Neve Surridge
18 September 2024, 11:42 PM
Member for Kiama, Gareth Ward moved a motion in Parliament on Tuesday 17 September to ban the distribution of electoral material within one kilometre of a polling booth.
Under the motion, how-to-vote cards handed out at pre-polling and polling day will be prohibited. “People aren’t stupid, and most people have made up their mind by the time they arrive at a polling booth”, Ward says.
How-to-vote cards display suggestions in relation to the casting of votes and are given to voters during pre-polling and election day to promote a particular candidate.

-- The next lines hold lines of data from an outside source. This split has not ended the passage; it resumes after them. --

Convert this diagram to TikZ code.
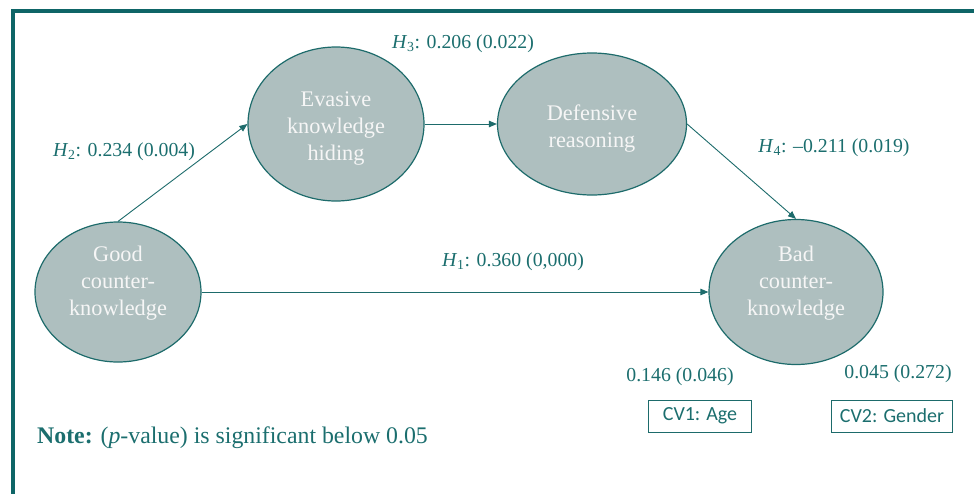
\documentclass[tikz,border=0pt]{standalone}
\usepackage{fontspec}
\setmainfont{Liberation Serif}
\newfontfamily\cvfont{Carlito}
\usetikzlibrary{shapes.geometric,arrows.meta}
\definecolor{framec}{HTML}{0E6567}
\definecolor{tealtxt}{HTML}{1B6E6E}
\definecolor{ellfill}{HTML}{AEBFBF}
\definecolor{ellline}{HTML}{1D6B6B}
\definecolor{elltxt}{HTML}{F6F6F6}
\tikzset{
  construct/.style={ellipse, draw=ellline, line width=1.2pt, fill=ellfill, inner sep=0pt},
  ctext/.style={align=center, text=elltxt, font=\fontsize{22.3}{27}\selectfont, inner sep=0pt},
  path/.style={draw=ellline, line width=0.9pt, -{Triangle[length=8pt,width=6.5pt]}},
  coef/.style={text=tealtxt, font=\fontsize{19.8}{22}\selectfont, inner sep=0pt},
  cvbox/.style={draw=ellline, line width=1pt, text=tealtxt, font=\cvfont\fontsize{20}{22}\selectfont, inner sep=0pt},
}
\begin{document}
\begin{tikzpicture}[x=1pt,y=-1pt]
\useasboundingbox (0,0) rectangle (974,493);
% frame
\draw[framec, line width=4pt] (13,495) -- (13,11) -- (976,11);
% constructs
\node[construct, minimum width=166pt, minimum height=140pt] (good) at (118,292) {};
\node[construct, minimum width=176pt, minimum height=154pt] (eva) at (336,124) {};
\node[construct, minimum width=189pt, minimum height=142pt] (def) at (592,124) {};
\node[construct, minimum width=174pt, minimum height=145pt] (bad) at (796,292) {};
\node[ctext] (goodt) at (118,283) {Good\\counter-\\knowledge};
\node[ctext] (evat) at (336,129) {Evasive\\knowledge\\hiding};
\node[ctext] (deft) at (592,129) {Defensive\\reasoning};
\node[ctext] (badt) at (796,283) {Bad\\counter-\\knowledge};
% paths
\draw[path] (good.north) -- (eva.west);
\draw[path] (eva.east) -- (def.west);
\draw[path] (def.east) -- (bad.north);
\draw[path] (good.east) -- (bad.west);
% coefficients
\node[coef] (h3) at (463,44) {\textit{H}\textsubscript{3}: 0.206 (0.022)};
\node[coef] (h2) at (124,152) {\textit{H}\textsubscript{2}: 0.234 (0.004)};
\node[coef] (h4) at (834,148) {\textit{H}\textsubscript{4}: –0.211 (0.019)};
\node[coef] (h1) at (513,262) {\textit{H}\textsubscript{1}: 0.360 (0,000)};
\node[coef] (c1) at (680,377) {0.146 (0.046)};
\node[coef] (c2) at (898,374) {0.045 (0.272)};
% control variables
\node[cvbox, minimum width=103pt, minimum height=32pt] (cv1) at (700,416) {CV1: Age};
\node[cvbox, minimum width=121pt, minimum height=32pt] (cv2) at (892,416) {CV2: Gender};
% note
\node[anchor=base west, text=tealtxt, font=\fontsize{23.8}{26}\selectfont, inner sep=0pt] (note) at (37,443) {\textbf{Note:} (\textit{p}-value) is significant below 0.05};
\end{tikzpicture}
\end{document}
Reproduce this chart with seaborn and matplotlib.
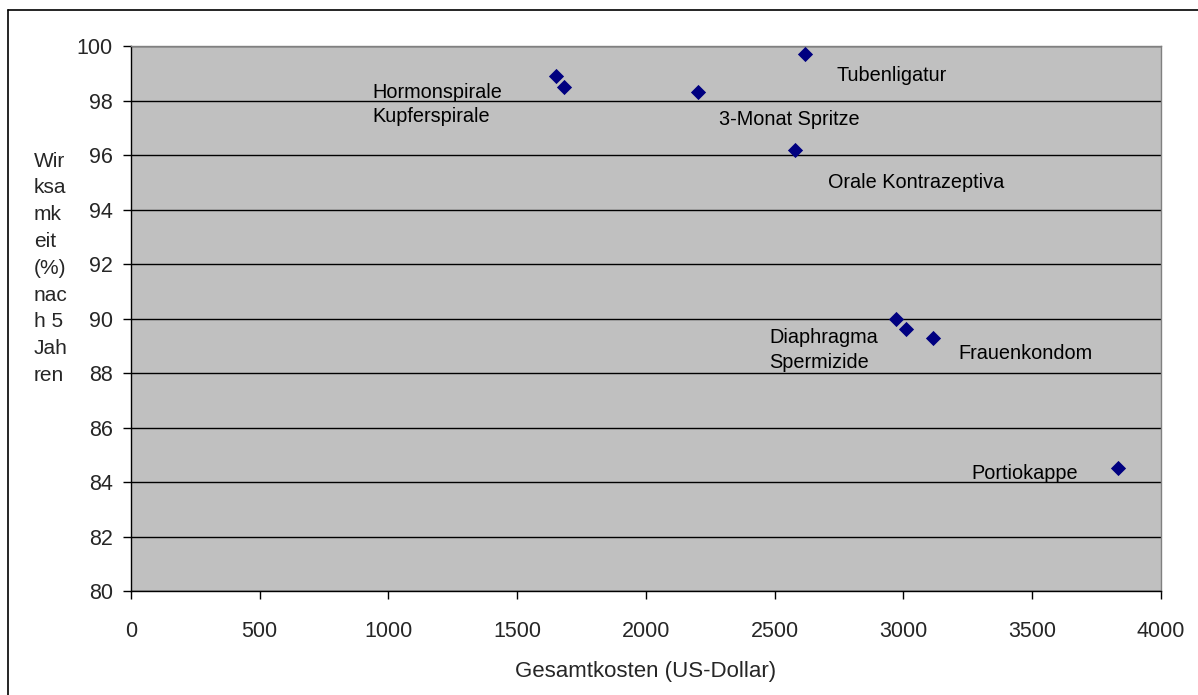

At the recent election, candidate volunteers urged passers-by to bring the cards back to be recycled for the next day. Ward says the environmental detriment that single-use cards have can be avoided through digitisation of campaign material.
“How-to-vote material can easily be distributed electronically and how-to-vote material could be on display inside each polling booth…Think of the trees we’d save.”
Leading up to the local election, the town was plastered with a sea of event signage on corrugated plastic material made from polypropylene, or corflutes, that usually display a candidate’s headshot and slogan. Corflute signage contaminates mixed recycling bins and does not break down in landfill, according to Monash University.
“Given that other jurisdictions have done the same without challenge, I don’t envisage any constitutional issues given that this isn’t a case of limiting speech but regulating an electoral process,” Ward says.